Studienarbeit aus dem Jahr 2008 im Fachbereich Politik - Thema: Europäische Union, Note: 1,0, Helmut-Schmidt-Universität - Universität der Bundeswehr Hamburg, Veranstaltung: Politische Systeme, Sprache: Deutsch, Abstract: 'Die Türkei gehört nach Europa'1 lautete die eindeutige Forderung des Economist
im Dezember 2002. Ein EU-Beitritt der Türkei bedeute 'das Ende der Europäischen
Union'2 äußerte dagegen der frühere französische Staatspräsident und damalige
Vorsitzende des Konvents über die Zukunft Europas Valéry Giscard d'Estaing.
Die Meinungen über einen EU-Beitritt der Türkei gehen offensichtlich weit auseinander.
Kaum ein anderes Thema wird im Zusammenhang mit der Europäischen
Integrationspolitik so kontrovers diskutiert wie die Frage, ob die Türkei in die Europäische
Union (EU) aufgenommen werden sollte.
Innerhalb der Gruppe der EU-Beitrittskandidaten nimmt die Türkei eine Sonderrolle
ein. Kein anderes Land hat sich dermaßen ausdauernd um eine EUMitgliedschaft
bemüht. Kein anderes Land ist dabei so oft enttäuscht worden. Ein
Wendepunkt der Beziehung zwischen der Türkei und der EU stellt der Gipfel von
Helsinki 1999 dar, auf dem der Türkei offiziell der Status eines Beitrittskandidaten
verliehen wurde. Durch die Eröffnung einer Beitrittsperspektive machte sich in
der Türkei eine EU-Euphorie breit, die sie ihre vormalige Blockadehaltung aufgeben
ließ. Unter dem innenpolitisch in Bedrängnis geratenen Präsidenten Ecevit wurden
Reformen durchgesetzt, die die Türkei der EU ein gutes Stück näherbrachten. Nach
demWahlsieg der islamisch geprägten Partei fürWohlstand und Gerechtigkeit (AKP)
im Jahr 2002 wurde der Reformkurs intensiviert, was dazu führte, dass die EU im
Jahr 2005 offiziell Beitrittsverhandlungen mit der Türkei aufnahm. Ein Eskalieren
des Kurdenkonflikts, anhaltende Probleme bei der praktischen Umsetzung der Reformen
sowie eine gewisse 'Reformmüdigkeit' trüben jedoch das ansonsten seit 1999
für viele überraschend positive Gesamtbild.
Die Dilalektik von Islam und Kemalismus ist für ein Verständnis der Türkei zentral.

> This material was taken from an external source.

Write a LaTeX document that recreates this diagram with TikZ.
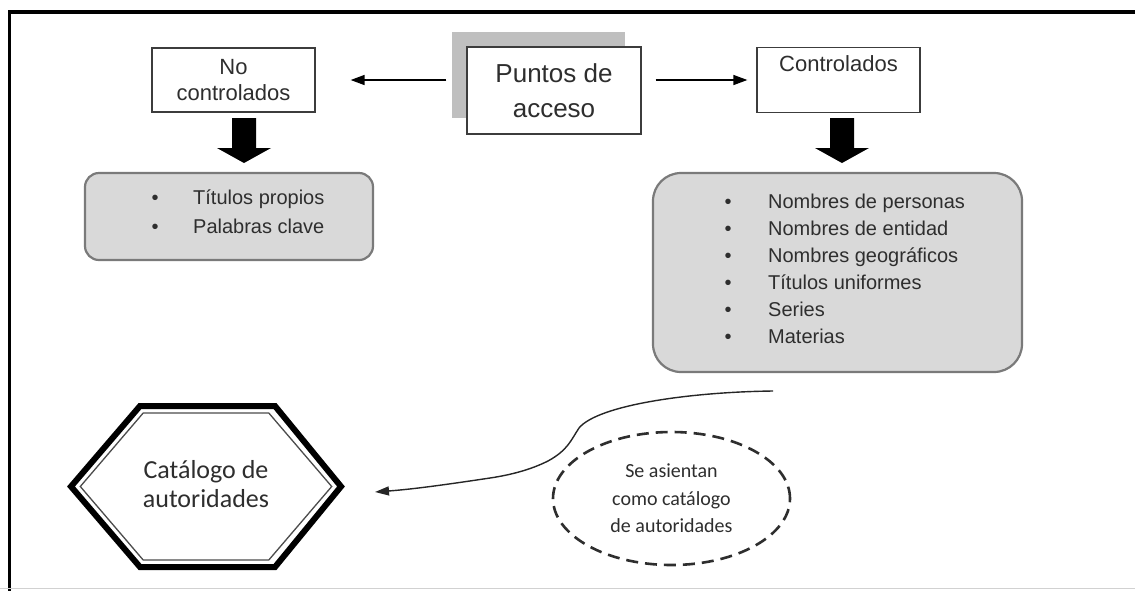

Die unter Atatürk von oben durchgesetzte kemalistische Revolution sollte die
Rückständigkeit der Türkei beenden und sie auf das Entwicklungsniveau westeuropäischer
Nationen bringen. Als Ursache für die Rückständigkeit der Türkei machte
Atatürk den Islam aus, den er durch einen strengen Laizismus aus dem öffentlichen
Leben verbannte. Hätte die kemalistische Revolution nicht stattgefunden und wäre
der Laizismus somit niemals in die Türkei implementiert worden, bliebe ein Türkeibeitritt
zur EU vermutlich ausgeschlossen. Ein durch islamisches Recht geprägter
Gottesstaat wäre mit den Werten der EU wohl unvereinbar.